On Feb 17, 2011, at 3:21 PM, John B Thiel wrote:

> Cog VM -- Thanks and Performance / Optimization Questions
>
>
> To Everyone, thanks for your great work on Pharo and Squeak, and to
> Eliot Miranda, Ian Piumarta, and all VM/JIT gurus, especially thanks
> for the Squeak VM Cog and its precursors, which I was keenly
> anticipating for a decade or so, and is really going into stride with
> the latest builds.
>
> I like to code with awareness of performance issues. Can you tell or
> point me to some performance and efficiency tips for Cog and the
> Squeak compiler -- detail on which methods are inlined, best among
> alternatives, etc.
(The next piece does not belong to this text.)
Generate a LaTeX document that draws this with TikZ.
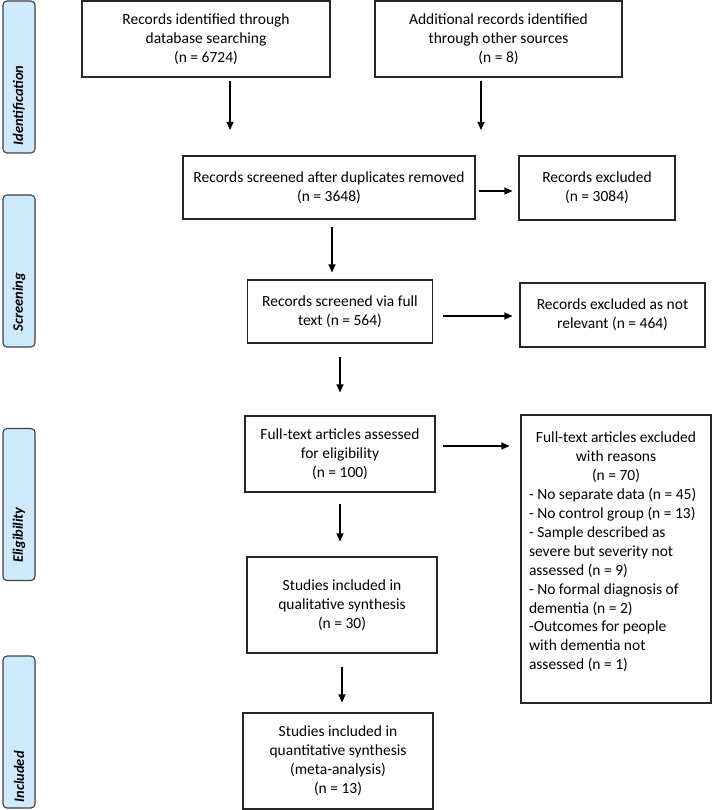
\documentclass[tikz,border=0pt]{standalone}
\usepackage{fontspec}
\setmainfont{Carlito}
\usetikzlibrary{arrows.meta,positioning}
\definecolor{phasefill}{RGB}{207,234,252}

\tikzset{
  box/.style={draw=black!85, line width=1.1pt, align=center, inner sep=2pt,
    font=\fontsize{15.5}{18.9}\selectfont},
  phase/.style={draw=black!75, fill=phasefill, rounded corners=4pt, line width=1.1pt,
    minimum width=32pt, minimum height=152pt},
  phaselabel/.style={rotate=90, anchor=west, inner sep=0pt,
    font=\fontsize{14.5}{16}\selectfont\bfseries\itshape},
  arr/.style={-{Triangle[length=8pt,width=7pt]}, line width=1.1pt},
}

\begin{document}
\begin{tikzpicture}[x=1pt, y=-1pt]
    \useasboundingbox (0,0) rectangle (712,810);

    % phase bars on the left
    \node[phase] (ident) at (19,77) {};
    \node[phase] (scr) at (19,271) {};
    \node[phase] (elig) at (19,504.5) {};
    \node[phase] (incl) at (19,732) {};
    \node[phaselabel] at ([yshift=8pt]ident.south) {Identification};
    \node[phaselabel] at ([yshift=16pt]scr.south) {Screening};
    \node[phaselabel] at ([yshift=18pt]elig.south) {Eligibility};
    \node[phaselabel] at ([yshift=6pt]incl.south) {Included};

    % flow boxes
    \node[box, minimum width=248pt, minimum height=76pt] (db) at (206,39)
        {Records identified through\\ database searching\\ (n = 6724)};
    \node[box, minimum width=247pt, minimum height=76pt] (other) at (498.5,39)
        {Additional records identified\\ through other sources\\ (n = 8)};
    \node[box, minimum width=292pt, minimum height=63pt] (screen) at (329,187.5)
        {Records screened after duplicates removed\\ (n = 3648)};
    \node[box, minimum width=156pt, minimum height=64pt] (excl) at (597,188)
        {Records excluded\\ (n = 3084)};
    \node[box, minimum width=185pt, minimum height=63pt] (full) at (340,311.5)
        {Records screened via full\\ text (n = 564)};
    \node[box, minimum width=185pt, minimum height=64pt] (notrel) at (612.5,315)
        {Records excluded as not\\ relevant (n = 464)};
    \node[box, minimum width=190pt, minimum height=76pt] (assess) at (340,454)
        {Full-text articles assessed\\ for eligibility\\ (n = 100)};
    \node[box, minimum width=190pt, minimum height=96pt] (qual) at (342,605)
        {Studies included in\\ qualitative synthesis\\ (n = 30)};
    \node[box, minimum width=190pt, minimum height=96pt] (quant) at (338,761)
        {Studies included in\\ quantitative synthesis\\ (meta-analysis)\\ (n = 13)};
    \node[box, minimum width=190pt, minimum height=288pt, text width=174pt, align=none]
        (reasons) at (616,559)
        {\centering Full-text articles excluded\\ with reasons\\ (n = 70)\par
         \raggedright - No separate data (n = 45)\\
         - No control group (n = 13)\\
         - Sample described as\\ severe but severity not\\ assessed (n = 9)\\
         - No formal diagnosis of\\ dementia (n = 2)\\
         -Outcomes for people\\ with dementia not\\ assessed (n = 1)\par
         \vskip 14pt\hrule height 0pt width 0pt};

    % arrows
    \coordinate (dbend) at (230,130);
    \coordinate (otherend) at (481,130);
    \draw[arr, shorten <=3pt] (db.south -| dbend) -- (dbend);
    \draw[arr, shorten <=3pt] (other.south -| otherend) -- (otherend);
    \draw[arr, shorten <=3pt, shorten >=6pt] ([yshift=-3.5pt]screen.east) -- ([yshift=-3.5pt]screen.east -| excl.west);
    \draw[arr, shorten <=7pt, shorten >=7pt] ([xshift=3pt]screen.south) -- ([xshift=3pt]screen.south |- full.north);
    \draw[arr, shorten <=10pt, shorten >=7pt] ([yshift=-4.5pt]full.east) -- ([yshift=-4.5pt]full.east -| notrel.west);
    \draw[arr, shorten <=13pt, shorten >=23pt] (full.south) -- (full.south |- assess.north);
    \draw[arr, shorten <=7pt, shorten >=11pt] ([yshift=8pt]assess.east) -- ([yshift=8pt]assess.east -| reasons.west);
    \draw[arr, shorten <=11pt, shorten >=15pt] (assess.south) -- (assess.south |- qual.north);
    \draw[arr, shorten <=13pt, shorten >=10pt] (qual.south) -- (qual.south |- quant.north);
\end{tikzpicture}
\end{document}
For example, I understand #to:do: is inlined --
> what about #to:do:by: and #timesRepeat and #repeat ? Basically, I
> would like to read a full overview of which core methods are specially
> optimized (or planned).
>
> I know about the list of NoLookup primitives, as per Object
> class>>howToModifyPrimitives, supposing that is still valid?
>
> What do you think is a reasonable speed factor for number-crunching
> Squeak code vs C ? I am seeing about 20x slower in the semi-large
> scale, which surprised me a bit because I got about 10x on smaller
> tests, and a simple fib: with beautiful Cog is now about 3x (wow!).
> That range, 3x tiny tight loop, to 20x for general multi-class
> computation, seems a bit wide -- is it about expected?
>
> My profiling does not reveal any hotspots, as such -- it's basically
> 2, 3, 5% scattered around, so I envision this is just the general
> vm/jit overhead as you scale up -- referencing distant objects, slots,
> dispatch lookups, more cache misses, etc. But maybe I am generally
> using some backwater loop/control methods, techniques, etc. that could
> be tuned up. e.g. I seem to recall a trace at some point showing
> #timesRepeat taking 10% of the time (?!). Also, I recall reading
> about an anomaly with BlockClosures -- something like being rebuilt
> every time thru the loop - has that been fixed? Any other gotchas to
> watch for currently?
>
> (Also, any notoriously slow subsystems? For example, Transcript
> writing is glacial.)
>
> The Squeak bytecode compiler looks fairly straightforward and
> non-optimizing - just statement by statement translation. So it
> misses e.g. chances to store and reuse, instead of pop, etc. I see
> lots of redundant sequences emitted. Are those kind of things now
> optimized out by Cog, or would tighter bytecode be another potential
> optimization path. (Is that what the Opal project is targetting?)
>
> -- jbthiel
>